[Task prompt]
Each line from the top of the listing through the one holding "import * as" should be restated word for word, with nothing added and no pictures.

[Source data]
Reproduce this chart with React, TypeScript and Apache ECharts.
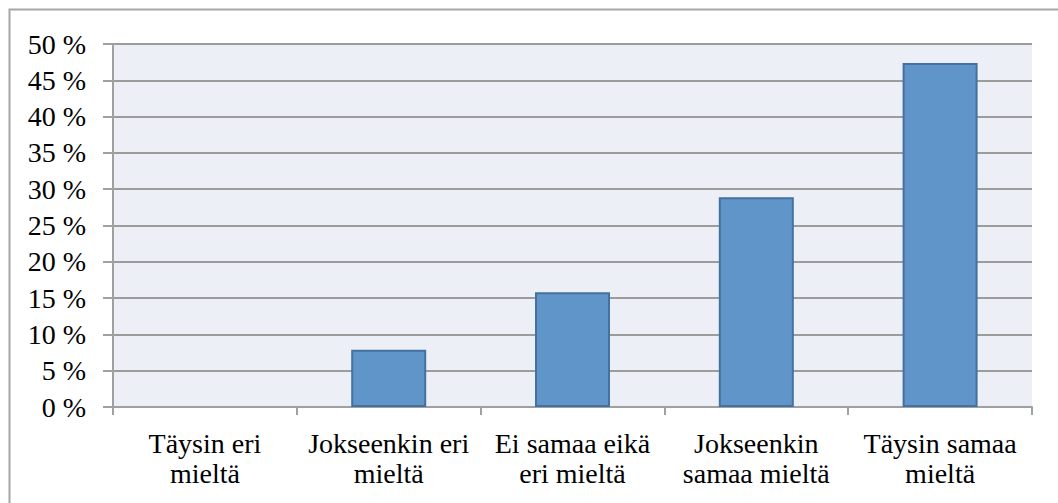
import React, { useEffect, useRef } from "react";
import * as echarts from "echarts";

const categories = [
  "Täysin eri\nmieltä",
  "Jokseenkin eri\nmieltä",
  "Ei samaa eikä\neri mieltä",
  "Jokseenkin\nsamaa mieltä",
  "Täysin samaa\nmieltä",
];
const values = [0, 7.9, 15.8, 28.9, 47.4];
const yTicks = { min: 0, max: 50, interval: 5 };

export default function App() {
  const ref = useRef<HTMLDivElement>(null);
  useEffect(() => {
    document.body.style.margin = "0";
    const chart = echarts.init(ref.current!, null, { renderer: "svg" });
    const font = "'Liberation Serif', 'Times New Roman', serif";
    chart.setOption({
      animation: false,
      backgroundColor: "#ffffff",
      textStyle: { fontFamily: font },
      grid: { left: 113, right: 26, top: 44, bottom: 96, containLabel: false },
      graphic: [
        {
          type: "rect",
          shape: { x: 9.5, y: 9.5, width: 1060, height: 510 },
          style: { fill: "none", stroke: "#a6a6a6", lineWidth: 2 },
          silent: true,
          z: -1,
        },
      ],
      xAxis: {
        type: "category",
        data: categories,
        axisLine: { show: true, lineStyle: { color: "#a0a0a0", width: 2 } },
        axisTick: { show: true, length: 8, lineStyle: { color: "#a0a0a0", width: 2 } },
        axisLabel: {
          interval: 0,
          margin: 21,
          fontFamily: font,
          fontSize: 28,
          color: "#000",
          lineHeight: 30,
          align: "center",
        },
        splitArea: { show: false },
      },
      yAxis: {
        type: "value",
        min: yTicks.min,
        max: yTicks.max,
        interval: yTicks.interval,
        axisLine: { show: true, lineStyle: { color: "#a0a0a0", width: 2 } },
        axisTick: { show: true, length: 10, lineStyle: { color: "#a0a0a0", width: 2 } },
        axisLabel: {
          formatter: (v: number) => `${v} %`,
          fontFamily: font,
          fontSize: 28,
          color: "#000",
          margin: 27,
        },
        splitLine: { show: true, lineStyle: { color: "#9c9c9c", width: 2 } },
        splitArea: { show: true, areaStyle: { color: ["#eceff5", "#eceff5"] } },
      },
      series: [
        {
          type: "bar",
          data: values.map((v) => ({
            value: v,
            itemStyle: v === 0 ? { borderWidth: 0 } : undefined,
          })),
          barWidth: 75,
          itemStyle: {
            color: "#6095ca",
            borderColor: "#44719f",
            borderWidth: 2,
          },
        },
      ],
    });
    return () => chart.dispose();
  }, []);
  return <div ref={ref} style={{ width: 1058, height: 503 }} />;
}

[Reply to the exercise]
Reproduce this chart with React, TypeScript and Apache ECharts.
import React, { useEffect, useRef } from "react";
import * as echarts from "echarts";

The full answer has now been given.